Stadium expert stands by his claims on Casement Park bullying
A stadium expert who alleged he was bullied after raising safety concerns about the new Casement Park is standing by his claims, the Belfast Telegraph can reveal.
Paul Scott said he was put under "undue pressure" to approve plans for the rebuild of the GAA ground, but an independent probe commissioned by the Department for Culture, Arts and Leisure (DCAL) cleared officials of wrongdoing.
A copy of the report marked 'Official - Sensitive' and obtained by this newspaper said there was no basis for the allegations.
But in a statement issued exclusively by his solicitor to this newspaper, Mr Scott - who is widely regarded as one of Europe's leading stadium safety experts - reaffirmed his position on the matter.

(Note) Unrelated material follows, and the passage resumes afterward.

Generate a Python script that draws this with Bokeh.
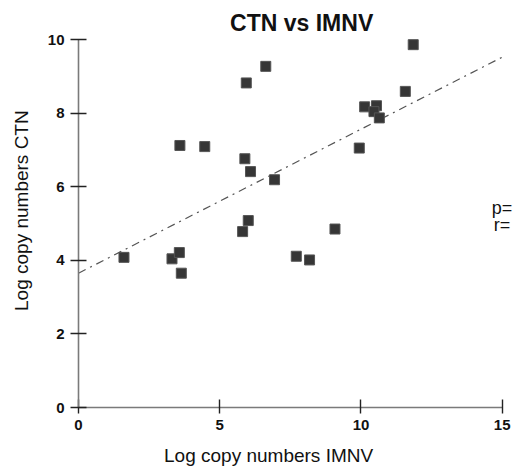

"Mr Scott confirms that he stands by his address and the documentary evidence submitted to the CAL Committee on April 30, 2015, which prompted the investigation by DCAL into its own officers," it said.
"Mr Scott has been informed of the outcome of the investigation but has not seen the actual report.
"He is therefore unable to comment further in relation to its findings."
The statement added: "In addition, Mr Scott has been instructed by his employer, Sport NI, against making statements to the media.
"Indeed, he has been warned about the potential disciplinary consequences of doing so. This unfortunately also affects his ability to comment other than to reaffirm his already stated position."
Casement Park is undergoing a £76m revamp as part of a Government commitment to upgrade outdated sports facilities.
The GAA wants to build a 38,000-seater stadium on the current west Belfast site at Andersonstown Road.
In May Sports Minister Caral Ni Chuilin ordered a full review of the redevelopment plan after concerns over a Hillsborough-style crush were raised by Mr Scott. Ninety-six football fans died at the 1989 FA Cup semi-final between Liverpool and Nottingham Forest at Hillsborough stadium in Sheffield.
Mr Scott, from the Safety Technical Group, said there were only two small exits at the proposed new Casement venue and warned that, if an emergency occurred, people could be crushed.
Mr Scott claimed that he was put under "undue pressure" by Government officials to approve plans for the new ground, adding that he had been left feeling stressed and suffering from sleepless nights following alleged bullying by DCAL officials.
DCAL commissioned an independent investigation by John Hunter QC into the allegations.
Mr Hunter concluded that the evidence provided by Mr Scott to support his claims of bullying was "limited and largely general in nature".
It had not, he added, been independently corroborated by witnesses with the sole exception of a colleague in Sport NI.